BP Plc (NYSE: BP), Royal Dutch Shell Plc (NYSE: RDS.A) and many other companies cut capital spending and costs in 2016 after the price of benchmark Brent crude fell to a 12-year low of below $30 a barrel.

Helped by output cuts by OPEC and its allies, Brent climbed to an average price of $70 last year compared to $50 for the period 2015 to 2017. It was trading above $62 a barrel on Jan. 21.

DNV's annual outlook of the global oil and gas industry showed 70% of respondents planned to maintain or increase capital spending in 2019, compared to 39% in 2017.

Those expecting to sustain or increase operating expenditure also grew to 65% in 2019 from 41% in 2017.

In addition, 67% believed more large, capital-intensive oil and gas projects would be approved this year.

"Despite greater oil price volatility in recent months, our research shows that the sector appears confident in its ability to better cope with market instability and long-term lower oil and gas prices," said Liv Hovem, who heads DNV's oil and gas division.

"For the most part, industry leaders now appear to be positive that growth can be achieved after several difficult years," she added.

The survey indicated that the industry's focus on cost control was easing, with 21% of respondents saying cost efficiency would be a top priority in 2019, down from 31% in 2018 and 41% in 2016.

The survey also indicated that more energy companies were preparing for a long-term shift to cleaner energy sources.

More than half of respondents, or 51%, said they would focus on adapting to a less carbon-intensive energy mix in 2019, up from 44% last year, due to stricter regulation.
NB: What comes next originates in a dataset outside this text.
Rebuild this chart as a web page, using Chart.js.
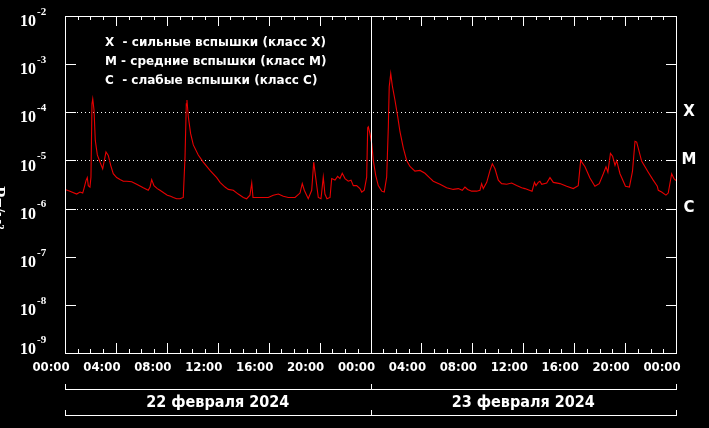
<!DOCTYPE html>
<html>
<head>
<meta charset="utf-8">
<script src="https://cdn.jsdelivr.net/npm/chart.js@4/dist/chart.umd.min.js"></script>
<style>
  html, body { margin: 0; padding: 0; background: #000; }
  #wrap { width: 709px; height: 428px; }
</style>
</head>
<body>
<div id="wrap"><canvas id="xray"></canvas></div>
<script>
// hours since 22 Feb 00:00 UT and X-ray flux, W/m2
var hours = [0.00, 0.39, 0.92, 1.18, 1.39, 1.49, 1.65, 1.75, 1.83, 1.96, 2.04, 2.12, 2.18, 2.28, 2.38, 2.54, 2.75, 2.96, 3.09, 3.22,
  3.40, 3.59, 3.79, 4.06, 4.32, 4.58, 4.85, 5.24, 5.63, 6.15, 6.54, 6.68, 6.81, 6.99, 7.25, 7.46, 7.78, 8.04, 8.30, 8.51,
  8.77, 9.03, 9.29, 9.43, 9.53, 9.58, 9.69, 9.87, 10.08, 10.47, 10.86, 11.39, 11.92, 12.18, 12.57, 12.83, 13.22, 13.61, 14.01, 14.27,
  14.53, 14.67, 14.77, 15.06, 15.45, 15.97, 16.36, 16.76, 17.15, 17.54, 18.07, 18.46, 18.64, 18.80, 19.11, 19.38, 19.54, 19.69, 19.90, 20.11,
  20.29, 20.42, 20.58, 20.82, 20.95, 21.21, 21.42, 21.60, 21.78, 22.00, 22.25, 22.47, 22.65, 22.91, 23.17, 23.31, 23.51, 23.70, 23.78, 23.83,
  23.96, 24.10, 24.22, 24.41, 24.61, 24.88, 25.08, 25.27, 25.40, 25.47, 25.59, 25.71, 25.92, 26.14, 26.32, 26.58, 26.84, 27.10, 27.49, 27.89,
  28.28, 28.59, 28.93, 29.46, 29.98, 30.50, 30.90, 31.21, 31.42, 31.63, 31.95, 32.34, 32.60, 32.73, 32.86, 33.13, 33.39, 33.57, 33.78, 34.04,
  34.30, 34.70, 35.09, 35.48, 35.88, 36.13, 36.69, 36.88, 37.00, 37.18, 37.31, 37.45, 37.84, 38.10, 38.36, 38.88, 39.41, 39.93, 40.32, 40.51,
  40.85, 41.24, 41.63, 41.97, 42.29, 42.50, 42.65, 42.85, 43.02, 43.21, 43.34, 43.60, 44.03, 44.34, 44.58, 44.78, 44.91, 45.30, 45.82, 46.21,
  46.53, 46.61, 46.87, 47.21, 47.39, 47.66, 47.84, 48.00];
var flux = [2.5e-6, 2.3e-6, 2.0e-6, 2.2e-6, 2.1e-6, 2.6e-6, 3.8e-6, 4.4e-6, 3.0e-6, 2.8e-6, 4.5e-6, 1.5e-4, 1.9e-4, 1.1e-4, 2.6e-5, 1.3e-5, 9.2e-6, 6.7e-6, 1.0e-5, 1.5e-5,
  1.27e-5, 7.9e-6, 5.3e-6, 4.4e-6, 4.0e-6, 3.7e-6, 3.7e-6, 3.6e-6, 3.2e-6, 2.7e-6, 2.4e-6, 2.8e-6, 4.0e-6, 3.0e-6, 2.6e-6, 2.4e-6, 2.1e-6, 1.9e-6, 1.8e-6, 1.7e-6,
  1.6e-6, 1.6e-6, 1.7e-6, 1.2e-5, 1.5e-4, 1.8e-4, 8.0e-5, 3.6e-5, 2.1e-5, 1.3e-5, 9.2e-6, 6.2e-6, 4.4e-6, 3.5e-6, 2.8e-6, 2.5e-6, 2.4e-6, 2.0e-6, 1.7e-6, 1.6e-6,
  1.9e-6, 3.4e-6, 1.7e-6, 1.7e-6, 1.7e-6, 1.7e-6, 1.9e-6, 2.0e-6, 1.8e-6, 1.7e-6, 1.7e-6, 2.1e-6, 3.3e-6, 2.4e-6, 1.6e-6, 2.4e-6, 9.2e-6, 4.5e-6, 1.7e-6, 1.6e-6,
  4.5e-6, 2.0e-6, 1.6e-6, 1.7e-6, 4.2e-6, 3.9e-6, 4.65e-6, 4.2e-6, 5.4e-6, 4.2e-6, 3.7e-6, 3.9e-6, 3.0e-6, 3.0e-6, 2.6e-6, 2.2e-6, 2.4e-6, 4.5e-6, 4.8e-5, 5.0e-5,
  3.6e-5, 2.2e-5, 1.0e-5, 4.9e-6, 3.0e-6, 2.3e-6, 2.2e-6, 4.5e-6, 4.9e-5, 3.4e-4, 6.4e-4, 3.6e-4, 1.8e-4, 8.0e-5, 3.9e-5, 1.8e-5, 1.0e-5, 7.5e-6, 6.0e-6, 6.2e-6,
  5.4e-6, 4.5e-6, 3.7e-6, 3.2e-6, 2.7e-6, 2.5e-6, 2.6e-6, 2.4e-6, 2.8e-6, 2.5e-6, 2.3e-6, 2.3e-6, 2.4e-6, 3.3e-6, 2.6e-6, 3.5e-6, 6.2e-6, 8.5e-6, 6.7e-6, 3.9e-6,
  3.3e-6, 3.2e-6, 3.4e-6, 3.0e-6, 2.7e-6, 2.6e-6, 2.3e-6, 3.5e-6, 3.0e-6, 3.5e-6, 3.7e-6, 3.2e-6, 3.4e-6, 4.4e-6, 3.5e-6, 3.3e-6, 2.9e-6, 2.6e-6, 3.0e-6, 1.0e-5,
  7.4e-6, 4.3e-6, 2.9e-6, 3.3e-6, 5.3e-6, 7.4e-6, 5.7e-6, 1.4e-5, 1.22e-5, 7.9e-6, 9.9e-6, 5.3e-6, 2.9e-6, 2.8e-6, 5.9e-6, 2.5e-5, 2.4e-5, 9.7e-6, 5.7e-6, 3.9e-6,
  2.9e-6, 2.4e-6, 2.2e-6, 1.9e-6, 2.1e-6, 5.3e-6, 4.2e-6, 3.8e-6];

var xTickHours = [0, 4, 8, 12, 16, 20, 24, 28, 32, 36, 40, 44, 48];
var xTickLabels = ['00:00', '04:00', '08:00', '12:00', '16:00', '20:00', '00:00', '04:00', '08:00', '12:00', '16:00', '20:00', '00:00'];
var yTickExps = [-2, -3, -4, -5, -6, -7, -8, -9];
var classValues = [1e-4, 1e-5, 1e-6];
var classLabels = ['X', 'M', 'C'];
var legendLines = ['X  - сильные вспышки (класс X)', 'M - средние вспышки (класс M)', 'C  - слабые вспышки (класс C)'];
var dayLabels = ['22 февраля 2024', '23 февраля 2024'];
var dayBounds = [0, 24, 48];
var yTitle = 'Вт/м²';

var points = hours.map(function(h, i) { return { x: h, y: flux[i] }; });

var narrow = '"Liberation Sans Narrow", "DejaVu Sans Condensed", sans-serif';

var framePlugin = {
    id: 'frame',
    beforeDatasetsDraw: function(chart) {
        var ctx = chart.ctx;
        var a = chart.chartArea;
        var ys = chart.scales.y;
        ctx.save();
        // dotted class lines
        ctx.strokeStyle = '#fff';
        ctx.lineWidth = 1;
        ctx.setLineDash([1, 3]);
        classValues.forEach(function(v) {
            var y = Math.round(ys.getPixelForValue(v)) + 0.5;
            ctx.beginPath();
            ctx.moveTo(a.left + 12, y);
            ctx.lineTo(a.right - 12, y);
            ctx.stroke();
        });
        ctx.restore();
    },
    afterDatasetsDraw: function(chart) {
        var ctx = chart.ctx;
        var a = chart.chartArea;
        var xs = chart.scales.x, ys = chart.scales.y;
        ctx.save();
        ctx.strokeStyle = '#fff';
        ctx.fillStyle = '#fff';
        ctx.lineWidth = 1;

        // frame
        ctx.strokeRect(Math.round(a.left) + 0.5, Math.round(a.top) + 0.5,
            Math.round(a.right - a.left), Math.round(a.bottom - a.top));

        // midnight line
        var mx = Math.round(xs.getPixelForValue(24)) + 0.5;
        ctx.beginPath();
        ctx.moveTo(mx, a.top);
        ctx.lineTo(mx, a.bottom);
        ctx.stroke();

        // x ticks, top and bottom, every hour
        ctx.beginPath();
        for (var h = 0; h <= 48; h++) {
            var x = Math.round(xs.getPixelForValue(h)) + 0.5;
            var len = (h % 4 === 0) ? 10 : 4;
            ctx.moveTo(x, a.top);
            ctx.lineTo(x, a.top + len);
            ctx.moveTo(x, a.bottom);
            ctx.lineTo(x, a.bottom - len);
        }
        // y ticks left and right
        yTickExps.forEach(function(e) {
            var y = Math.round(ys.getPixelForValue(Math.pow(10, e))) + 0.5;
            ctx.moveTo(a.left, y);
            ctx.lineTo(a.left + 11, y);
            ctx.moveTo(a.right, y);
            ctx.lineTo(a.right - 10, y);
        });
        ctx.stroke();

        // x tick labels
        ctx.font = 'bold 13px ' + narrow;
        ctx.textAlign = 'center';
        ctx.textBaseline = 'middle';
        xTickHours.forEach(function(h, i) {
            ctx.fillText(xTickLabels[i], xs.getPixelForValue(h) - 14, a.bottom + 15);
        });

        // y tick labels 10^e
        yTickExps.forEach(function(e) {
            var y = ys.getPixelForValue(Math.pow(10, e)) + 6;
            y = Math.min(y, a.bottom - 3);
            ctx.font = 'bold 16px "Liberation Serif", serif';
            ctx.textAlign = 'right';
            ctx.textBaseline = 'middle';
            ctx.fillText('10', 36, y);
            ctx.font = 'bold 11px "Liberation Serif", serif';
            ctx.textAlign = 'left';
            ctx.fillText(String(e), 37, y - 10);
        });

        // class labels on the right
        ctx.font = 'bold 15px "DejaVu Sans", sans-serif';
        ctx.textAlign = 'center';
        ctx.textBaseline = 'middle';
        classValues.forEach(function(v, i) {
            ctx.fillText(classLabels[i], a.right + 13, ys.getPixelForValue(v));
        });

        // legend
        ctx.font = 'bold 12px "DejaVu Sans", sans-serif';
        ctx.textAlign = 'left';
        legendLines.forEach(function(t, i) {
            ctx.fillText(t, 105, 43 + i * 19);
        });

        // day brackets
        [389, 415].forEach(function(by) {
            ctx.beginPath();
            dayBounds.forEach(function(h) {
                var x = Math.round(xs.getPixelForValue(h)) + 0.5;
                ctx.moveTo(x, by - 5);
                ctx.lineTo(x, by + 0.5);
            });
            ctx.moveTo(xs.getPixelForValue(0), by + 0.5);
            ctx.lineTo(xs.getPixelForValue(48) + 1, by + 0.5);
            ctx.stroke();
        });
        ctx.font = 'bold 16px ' + narrow;
        ctx.textAlign = 'center';
        dayLabels.forEach(function(t, i) {
            var cx = (xs.getPixelForValue(dayBounds[i]) + xs.getPixelForValue(dayBounds[i + 1])) / 2;
            ctx.fillText(t, cx, 403);
        });

        // axis title, mostly off the left edge
        ctx.translate(-8, 208);
        ctx.rotate(Math.PI / 2);
        ctx.font = 'bold 18px "Liberation Serif", serif';
        ctx.textAlign = 'center';
        ctx.textBaseline = 'alphabetic';
        ctx.fillText(yTitle, 0, 0);
        ctx.restore();
    }
};

new Chart(document.getElementById('xray'), {
    type: 'scatter',
    data: {
        datasets: [{
            data: points,
            showLine: true,
            borderColor: '#e80000',
            borderWidth: 1.1,
            pointRadius: 0,
            tension: 0
        }]
    },
    options: {
        responsive: true,
        maintainAspectRatio: false,
        animation: false,
        layout: { padding: { top: 16, right: 33, left: 0, bottom: 0 } },
        plugins: { legend: { display: false }, tooltip: { enabled: false } },
        scales: {
            x: {
                type: 'linear',
                min: 0,
                max: 48,
                ticks: { display: false },
                grid: { display: false },
                border: { display: false },
                afterFit: function(scale) { scale.height = 75; }
            },
            y: {
                type: 'logarithmic',
                min: 1e-9,
                max: 1e-2,
                ticks: { display: false },
                grid: { display: false },
                border: { display: false },
                afterFit: function(scale) { scale.width = 65; }
            }
        }
    },
    plugins: [framePlugin]
});
</script>
</body>
</html>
One third said they aimed to increase investment in renewable energy in 2019, and 35% said their firms would lift investment in gas-related projects and portfolios.

Despite growing momentum among energy firms to reduce their carbon footprint, DNV said its survey indicated "that companies today are more likely to be doing so because they are told to, rather than because they want to."

The report said 46% of respondents believed high oil prices could delay the industry's shift towards decarbonization, as firms sought to make short-term gains from more efficient practices and improved margins.